5 numbers that explain Lightning’s recent success

5 numbers that explain Lightning’s recent success

BRANDON — Don’t look now, but the Lightning are getting on a roll.

Their start to the regular season was uneven, but teams find their identities as the calendar year ends and Tampa Bay seems to be doing that now. It enters the last game of a six-game homestand Thursday against Columbus having won five of its last six games (four of five on the homestand) and 11 of 14.

“I think we’ve started to figure things out and kind of have that identity, and guys are finding their roles,” forward Corey Perry said. “We lost some players, we’ve added some players, and it takes a little bit of time to figure out where everybody’s going to fit. We’re slowly getting there, and it’s starting to trend upward.”

This was the time of year last season when the top teams in the Eastern Conference began to pull away from the pack. The Lightning went 14-3-1 during a stretch from mid-November leading into Christmas.

“I think overall we feel in control in most of the games and have been able to win four out of five (at home), but we’re not satisfied with that,” Lightning defenseman Victor Hedman said. “We’ve got one more before we head on the road before Christmas. So, for us, it’s all about the process and how we play as a group.”

Here are five stats that explain what’s been going well for the team of late.


Third-period and overtime goal differential over the past six games

The Lightning’s core group knows what it takes to close out games. It has done it during the most pressure-filled moments the past three postseasons. But each team is different, and this one has to learn all over again as a group what is takes to win games late. The Lightning struggled in the third period at the beginning of the season, but more recently it’s been their best period. Take away the 4-2 loss to Detroit on Dec. 6, when Tampa Bay was outscored 3-2 in the period, and the Lightning have outscored opponents 11-3 in the third period and overtime over their last six games.


Goals scored by bottom-six forwards in the past eight games

The Lightning’s top two lines have been incredible, but they are at their best when getting balanced contributions across all four lines. But the team struggled to find the right cohesive mix on their bottom two lines, with just seven goals coming from the bottom-six forwards over their first 20 games. They entered December with Pat Maroon, Vladislav Namestnikov and Pierre-Edouard Bellemare still looking for their first goals. Since Nov. 28, they’ve received a spark from the bottom six, including three goals from Corey Perry splitting time between the bottom two lines, and three from Ross Colton. Maroon is playing his best hockey of the season since moving up to the third line, and the addition of Anthony Cirelli as the third-line center has given the bottom-six new life.

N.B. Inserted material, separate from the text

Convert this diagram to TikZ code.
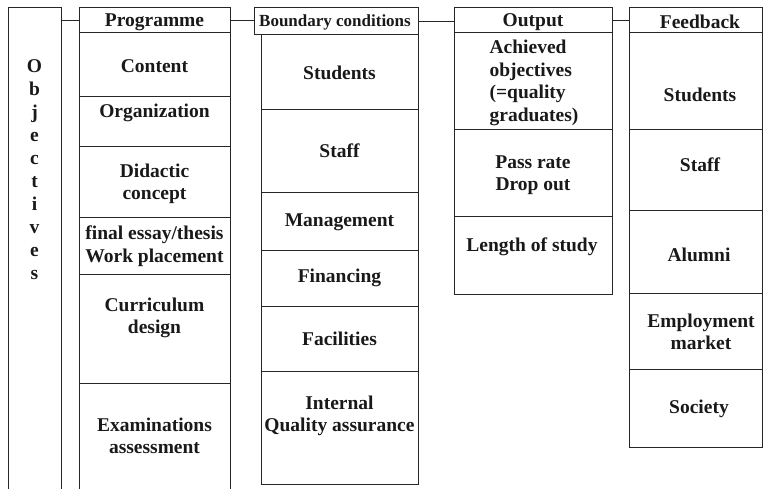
\documentclass[tikz,border=0pt]{standalone}
\usepackage{fontspec}
\setmainfont{Liberation Serif}
\newcommand\mkcell[5]{\node[cellbox, minimum width={#4-#2}, minimum height={#5-#3}] (#1) at (#2,#3) {};}
\begin{document}
\begin{tikzpicture}[x=1pt,y=-1pt,
  line/.style={draw=black!85, line width=1pt},
  cellbox/.style={line, rectangle, inner sep=0pt, outer sep=0pt, anchor=north west},
  lbl/.style={font=\fontsize{19.5}{22.5}\selectfont\bfseries, align=center, inner sep=0pt, text=black!90},
  smalllbl/.style={lbl, font=\fontsize{17}{20}\selectfont\bfseries},
]
\useasboundingbox (0,0) rectangle (763,489);

% Objectives
\mkcell{objbox}{8}{8}{61}{500}
\node[lbl, font=\fontsize{19.5}{23}\selectfont\bfseries] (objtxt) at (34.5,170) {O\\b\\j\\e\\c\\t\\i\\v\\e\\s};

% Programme column
\mkcell{progh}{79}{8}{230}{33}
\mkcell{pc1}{79}{33}{230}{97}
\mkcell{pc2}{79}{97}{230}{147}
\mkcell{pc3}{79}{147}{230}{218}
\mkcell{pc4}{79}{218}{230}{274}
\mkcell{pc5}{79}{274}{230}{383}
\mkcell{pc6}{79}{383}{230}{500}
\node[lbl] (tprog) at (154.5,22) {Programme};
\node[lbl] (tp1) at (154.5,66) {Content};
\node[lbl] (tp2) at (154.5,113) {Organization};
\node[lbl] (tp3) at (154.5,184) {Didactic\\concept};
\node[lbl] (tp4) at (154.5,246) {final essay/thesis\\Work placement};
\node[lbl] (tp5) at (154.5,318) {Curriculum\\design};
\node[lbl] (tp6) at (154.5,436) {Examinations\\assessment};

% Boundary conditions column
\mkcell{bch}{254}{8}{418}{35}
\mkcell{bc1}{261}{35}{418}{110}
\mkcell{bc2}{261}{110}{418}{193}
\mkcell{bc3}{261}{193}{418}{250}
\mkcell{bc4}{261}{250}{418}{306}
\mkcell{bc5}{261}{306}{418}{371}
\mkcell{bc6}{261}{371}{418}{484}
\node[smalllbl] (tbc) at (335,22) {Boundary conditions};
\node[lbl] (tb1) at (339.5,73) {Students};
\node[lbl] (tb2) at (339.5,151) {Staff};
\node[lbl] (tb3) at (339.5,222) {Management};
\node[lbl] (tb4) at (339.5,278) {Financing};
\node[lbl] (tb5) at (339.5,339) {Facilities};
\node[lbl] (tb6) at (339.5,416) {Internal\\Quality assurance};

% Output column
\mkcell{outh}{454}{8}{612}{33}
\mkcell{oc1}{454}{33}{612}{130}
\mkcell{oc2}{454}{130}{612}{217}
\mkcell{oc3}{454}{217}{612}{294}
\node[lbl] (tout) at (533,22) {Output};
\node[lbl, align=left] (to1) at (534,83) {Achieved\\objectives\\(=quality\\graduates)};
\node[lbl] (to2) at (533,175) {Pass rate\\Drop out};
\node[lbl] (to3) at (532,247) {Length of study};

% Feedback column
\mkcell{fbh}{629}{8}{762}{33}
\mkcell{fc1}{629}{33}{762}{130}
\mkcell{fc2}{629}{130}{762}{211}
\mkcell{fc3}{629}{211}{762}{293}
\mkcell{fc4}{629}{293}{762}{369}
\mkcell{fc5}{629}{369}{762}{447}
\node[lbl] (tfb) at (700,22) {Feedback};
\node[lbl] (tf1) at (700,95) {Students};
\node[lbl] (tf2) at (700,165) {Staff};
\node[lbl] (tf3) at (699,255) {Alumni};
\node[lbl] (tf4) at (701,332) {Employment\\market};
\node[lbl] (tf5) at (699,409) {Society};

% Connectors
\draw[line] (progh.west -| objbox.east) -- (progh.west);
\draw[line] (progh.east) -- (progh.east -| bch.west);
\draw[line] (bch.east) -- (bch.east -| outh.west);
\draw[line] (outh.east) -- (outh.east -| fbh.west);
\end{tikzpicture}
\end{document}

Anthony Cirelli’s Corsi percentage in 5-on-5 play in five games this season

Speaking of Cirelli, the Lightning have been a much better team since he made his season debut Dec. 3 against Toronto. He’s one of the team’s top forecheckers, he wins puck battles and he brings his linemates into his responsible two-way game. Corsi For Percentage is a stat used to indicate puck possession and sustained offensive zone time by comparing the shot attempts for each team. When Cirelli has been on the ice during 5-on-5 play, his line has manufactured 88 shot attempts and allowed only 55.


Andrei Vasilevskiy’s save percentage over his past 10 games

It’s easy to look at Vasilevskiy’s numbers and think that all that playing time has finally caught up with him. But when you watch him every day, his season stats are more indicative of the uneven play in front of him, whether it’s not protecting the middle of the ice or committing turnovers that lead to breakaways and Grade-A scoring chances. But Vasilevskiy has held opponents to two goals or fewer in eight of his last 10 starts, which shows he’s getting better protection and finding his groove. Vasilevskiy is 7-3-0 over his last 10 after starting the season 5-5-1 with an .898 save percentage.


Lightning penalty-kill unit success rate the past six games

It wasn’t long ago that the Lightning penalty kill was one of their biggest weaknesses. But they’ve killed 17 of 18 over the past six games, and are a perfect 10-for-10 over the past four. This success comes after the penalty kill allowed at least one goal in six of the previous seven games and 9 of 12. Finding the right personnel on the PK has been a work in progress, but the emergence of Brandon Hagel as a top forward on the unit and the return of Cirelli, as well as better cohesiveness among the penalty-killing defensemen, has led to the improvement.